Dans le rôle-titre, Maria José Lopez a le port de tête d’une guerrière triomphante et l’agitation frénétique de ses talons traduit la possession du démon. Antonio Gades n’a pas non plus fait table rase des vestiges de l’opéra que Georges Bizet avait écrit pour l’héroïne la plus emblématique de la péninsule ibérique. Il en a d’ailleurs repris les motifs musicaux, bariolés d’accents espagnols. Et dans le mythe, dans la nouvelle, dans l’opéra comme dans le ballet flamenco, le couperet moraliste ne manque pas de tomber. Carmen, la pécheresse, est poignardée à mort par l’un de ses amants dans une scène finale saisissante qui embrase, trop tardivement peut-être, le Casino de Paris.
C’est davantage dans la structure chorégraphique du spectacle qu’il faut puiser pour saisir l’originalité du genre Gades. Ici, le flamenco s’échappe des cafés cantantes de l’Andalousie populaire pour s’immiscer dans une salle de répétition, au service d’un mouvement expressionniste et d’une trame narrative. Apogée du flamenco théâtral ? Le rythme est efficace, alternant entre séance de répétition vivace, et scènes de la vie de la pétulante Carmen, la gitane qui vit au gré de ses envies. Antonio Gades a bien sûr préservé l’essence du flamenco et pas seulement par la fleur rouge qui orne la chevelure de jais de l’héroïne. Le spectacle ne tombe toutefois jamais dans le mauvais goût, fort heureusement.
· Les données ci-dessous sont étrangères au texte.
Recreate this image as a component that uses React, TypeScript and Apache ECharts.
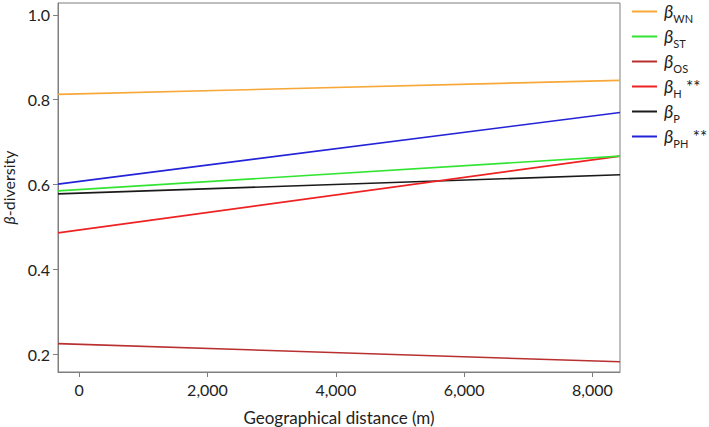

Les jupons dépareillés et les justaucorps colorés ancrent le hors-scène dans un réalisme qui est propre au flamenco. Le flamenco est le miroir de la société dans toute sa diversité, loin de vouloir en gommer les aspérités, il scande le droit à la différence. On est loin de la perfection millimétrée d’un corps de ballet traditionnel. Chaque artiste de la troupe affiche une danse franche, parfois brutale, alliée à un tempérament sanguin.
Le dépaysement, pour le.la spectateur.rice parisien.ne, est certain. Mais il ne va pas assez loin. L’ivresse est absente de la salle ; l’ambiance est encore trop polie sur scène. Rien ne dépasse. Où sont la fougue débordante de la danse flamenca et les pics de transe du public ? La sensualité dévastatrice de Maria José Lopez, dans sa longue robe fluide, l’investissement dramatique de Miguel Lara, la maturité artistique suprême de Stella Arauzo ne suffisent pas. Voulant trop s’éloigner de la frivolité caricaturale avec laquelle elle a été représentée par le passé, la Carmen espagnole d’Antonio Gades souffre d’avoir été trop lissée, voire policée. Les yeux et les oreilles seront ravis mais l’émotion, le soir de la première, était timide. Spectateur.rice.s parisien.ne.s, réveillez-vous !
Carmen et Suite Flamenca d’Antonio Gades par la compagnie Antonio Gades au Casino de Paris. Carmen d’Antonio Gades avec Maria José Lopez (Carmen), Miguel Lara (José), Jario Rodriguez (Toréador), Miguel Angel Rojas (Mari), Stella Arauzo et Jacob Guerrero ; Suite Flamenca d’Antonio Gades avec Stella Arauzo, Miguel Lara, Miguel Ángel Rojas et Jacob Guerrero. Vendredi 4 décembre 2015. À voir jusqu’au 13 décembre.